The arts are NOT thriving in Evanston. Two little theaters tucked away in a corner of residential Evanston and a few fine artists scattered here and there is not thriving.
Theater, galleries and the arts in general may not be huge drivers of economic development – however they are often the impetus for services that expand around them.
We desperately need more live theater in the heart of Evanston, more galleries, more music spaces. Not only will they draw visitors who will pour money into the economy here by eating and drinking in our town, they will enhance the quality of our lives by adding artistic diversity to what used to be a community of individuals.
Evanston is rapidly losing it's distinctiveness, its uniqueness by continuing to add chain stores. Mass products for a mass market who have no loyalty to location. Chilis in Evanston is the same as Chilis in Galveston. As convenient as an 18 screen moviplex is – it is no different from any other movieplex. Few people travel any distance to go to a chain store.
However – create unique experiences, from retail to the arts, and people will travel there because it is unique.

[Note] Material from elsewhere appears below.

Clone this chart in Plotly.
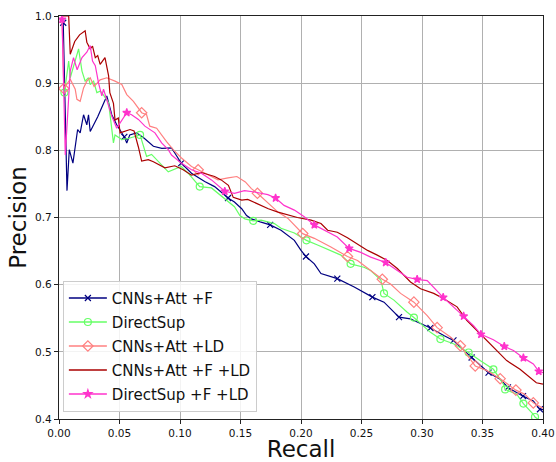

We are losing so many of the elements that made Evanston travel worthy – Bookmans Alley, Mindscape, Offishl Sports, Travel in the Main, Northlight Theater…..
The arts is an excellent place to build an unique local distinction for Evanston. Build support, build consensus, build focus for the arts that draws people to us to enjoy the arts.
Money well spent this time – but only if it delivers results and becomes what it should be – a study that creates a roadmap AND timetable to action.
Have they never heard of NU?
I find it funny [really sad] that all these people complain about the lack of arts in Evanston and that we have to support more and more groups, theater, etc.–who really only serve a very small number of pseudo-art patrons.
Have they never heard of NU? It is rated very high for a number of arts programs [they place far too much emphasis on these in fact instead of education] and constantly has performances. Do these people ever attend?
Get over the North Shore snobbery. We are in a financial hole and the last thing we need is more money drained off.